Le coordinateur spécial de l’ONU pour le Liban, Jan Kubis, a plaidé en faveur d’une enquête sur l’«usage excessif de la force», soulignant sur Twitter la nécessité d’une «identification des instigateurs de la violence».
Dans un communiqué, les forces de sécurité intérieure (FSI) ont de leur côté indiqué que 29 policiers avaient été blessés durant les affrontements de la veille, tandis que l’armée a déploré des «actes de vandalisme et d’atteintes aux propriétés privées et publiques».
Samedi soir, déjà, des dizaines de personnes avaient été blessées à Beyrouth, les forces de sécurité ayant fait usage de gaz lacrymogènes et balles en caoutchouc.
Ces violences sont parmi les plus significatives depuis le début du mouvement de contestation il y a deux mois.
La ministre de l’Intérieur, Raya al-Hassan, a reconnu lundi l’existence d’«erreurs», appelant à une «enquête» sur les incidents et au respect de la «liberté d’expression».

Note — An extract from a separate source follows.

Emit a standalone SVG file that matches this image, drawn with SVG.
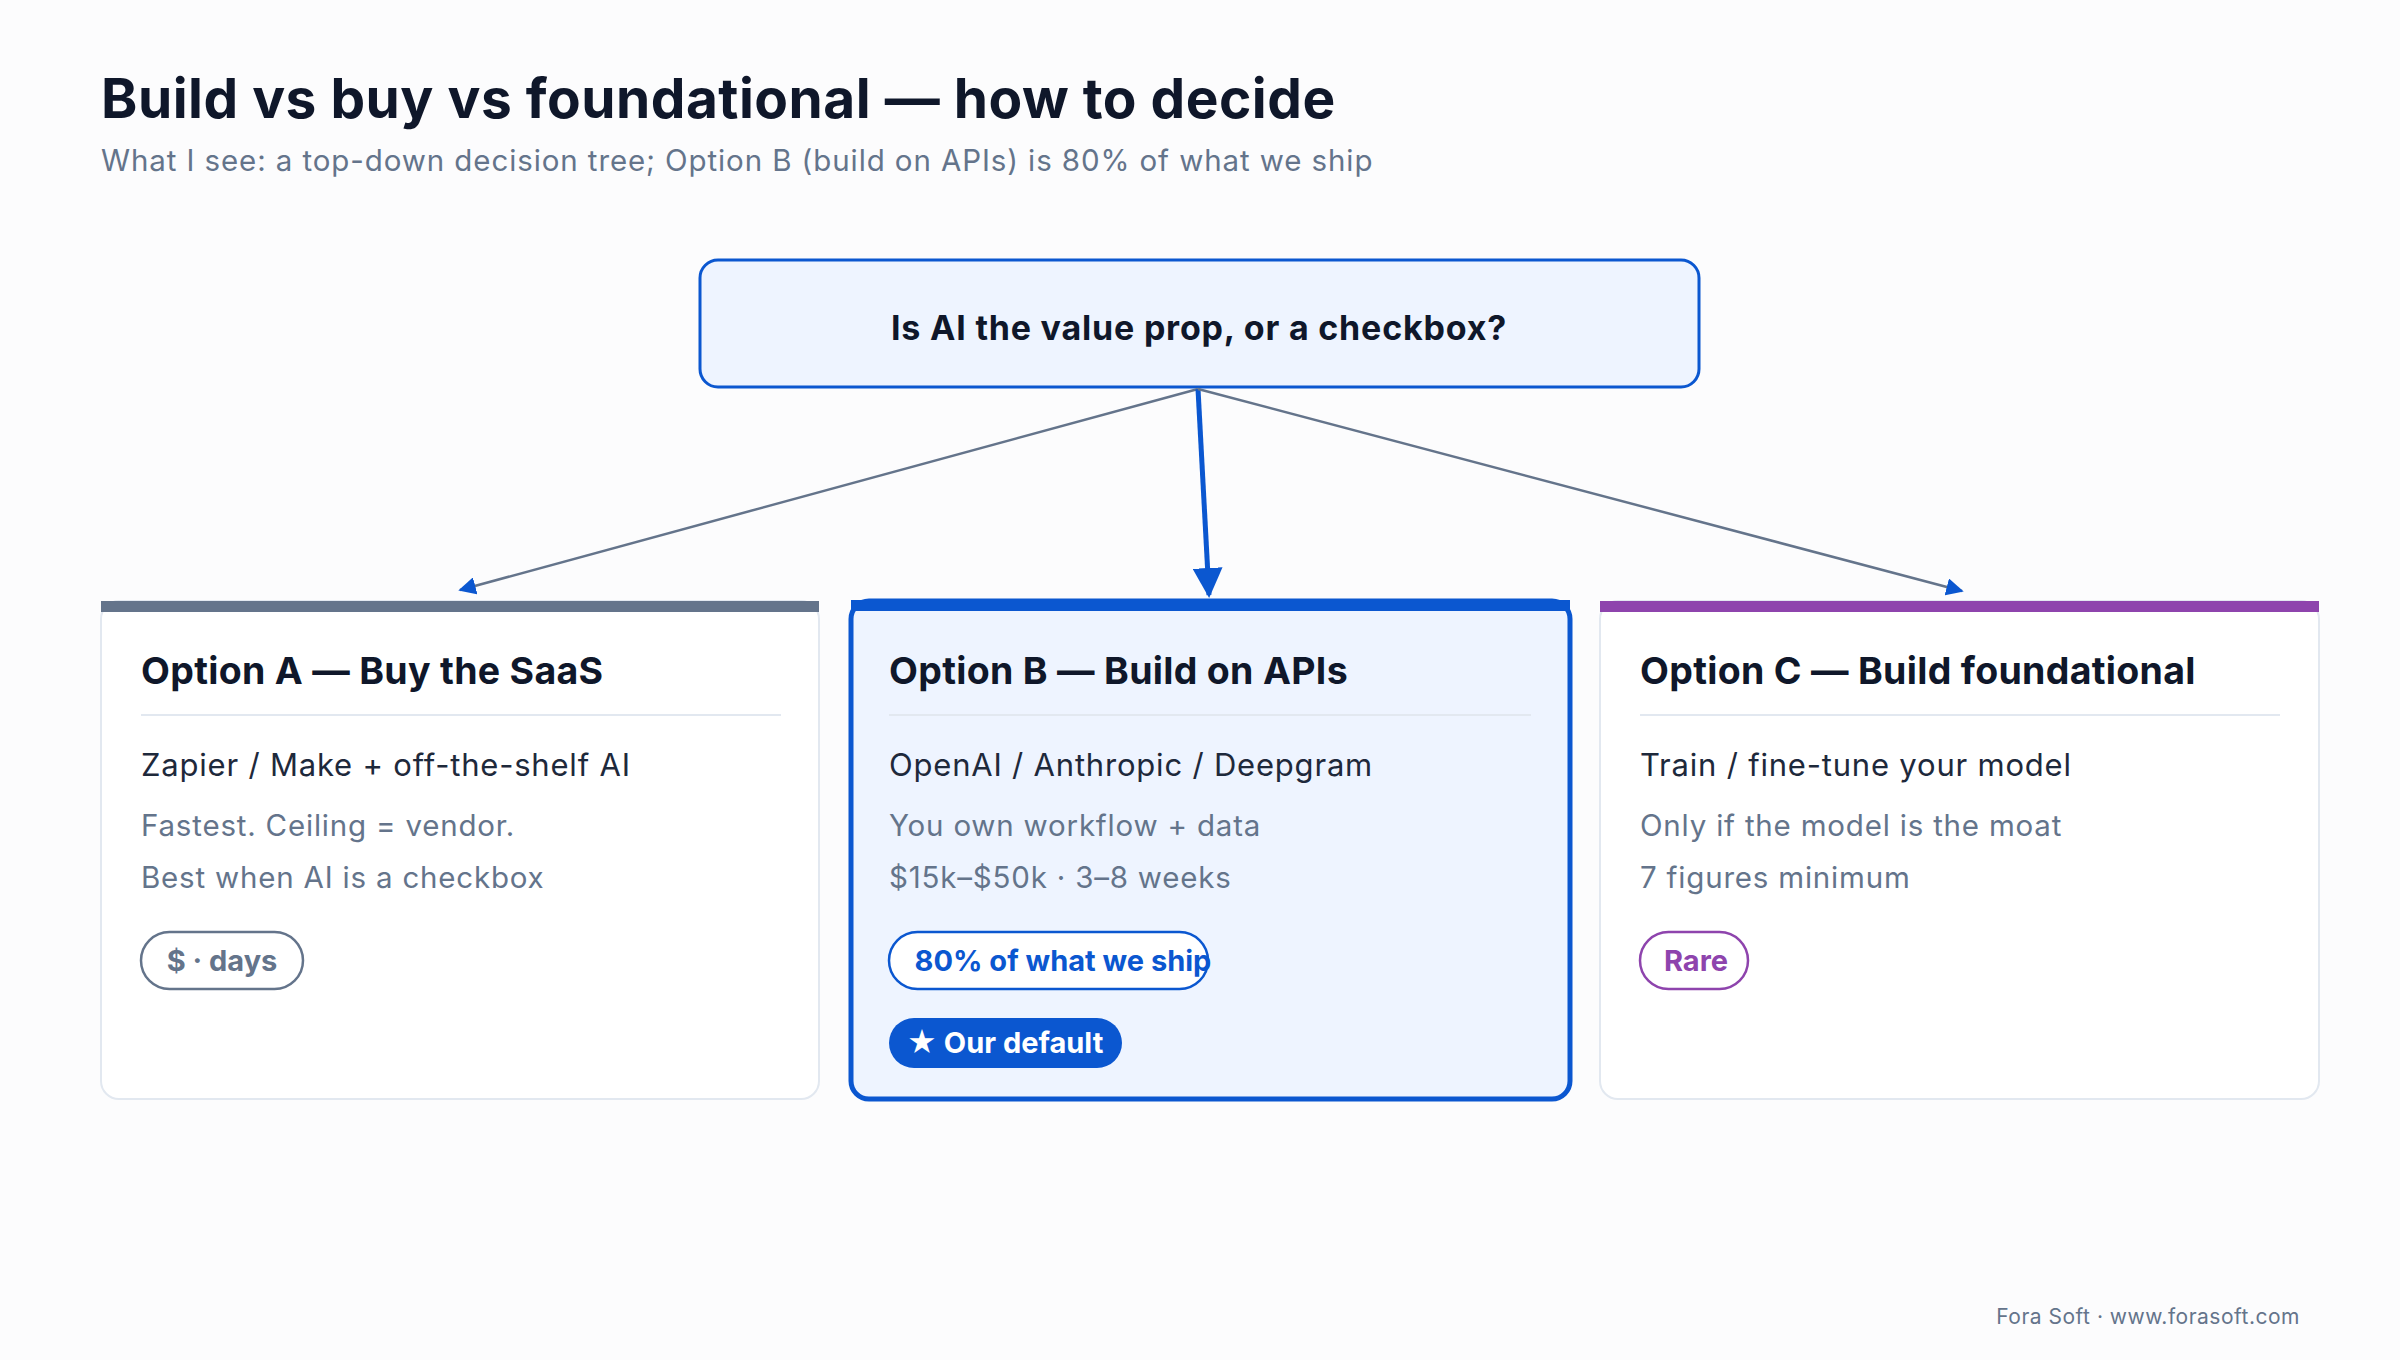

Le système politique au Liban, petit pays multiconfessionnel du Proche-Orient, doit garantir l’équilibre entre les différentes communautés religieuses. Mais il prête souvent le flanc à d’interminables tractations sur la formation d’un gouvernement.
Le puissant mouvement chiite Hezbollah, qui fait partie du gouvernement démissionnaire, a maintes fois balayé l’idée d’un cabinet exclusivement formé de technocrates.
Son chef Hassan Nasrallah a plaidé vendredi pour un gouvernement alliant toutes les forces politiques sous la houlette de M. Hariri ou de toute autre personne approuvée par le premier ministre sortant.
«La formation (du gouvernement) ne sera pas une opération facile», a-t-il averti.
Les tergiversations politiciennes se poursuivent alors que la situation économique et financière, déjà très précaire, s’est profondément dégradée.
Réunis mercredi à Paris, les principaux soutiens internationaux du Liban ont conditionné toute aide financière à la mise en place d’un gouvernement «efficace et crédible» et à des réformes «d’urgence».
«Il faut que les autorités politiques se secouent», a renchéri le chef de la diplomatie française, Jean-Yves Le Drian.
De son côté, le chef du Parlement libanais Nabih Berri, hué par la rue, a mis en garde lundi contre une «famine» en cas de prolongement de la crise, dans un entretien au quotidien Al-Akhbar.
La Banque mondiale prévoit une récession pour 2019 (au minimum -0,2%). La dette libanaise culmine désormais à plus de 87 milliards de dollars, soit 150% du PIB, l’un des taux les plus élevés au monde. Et les craintes d’un défaut de paiement sont de plus en plus vives.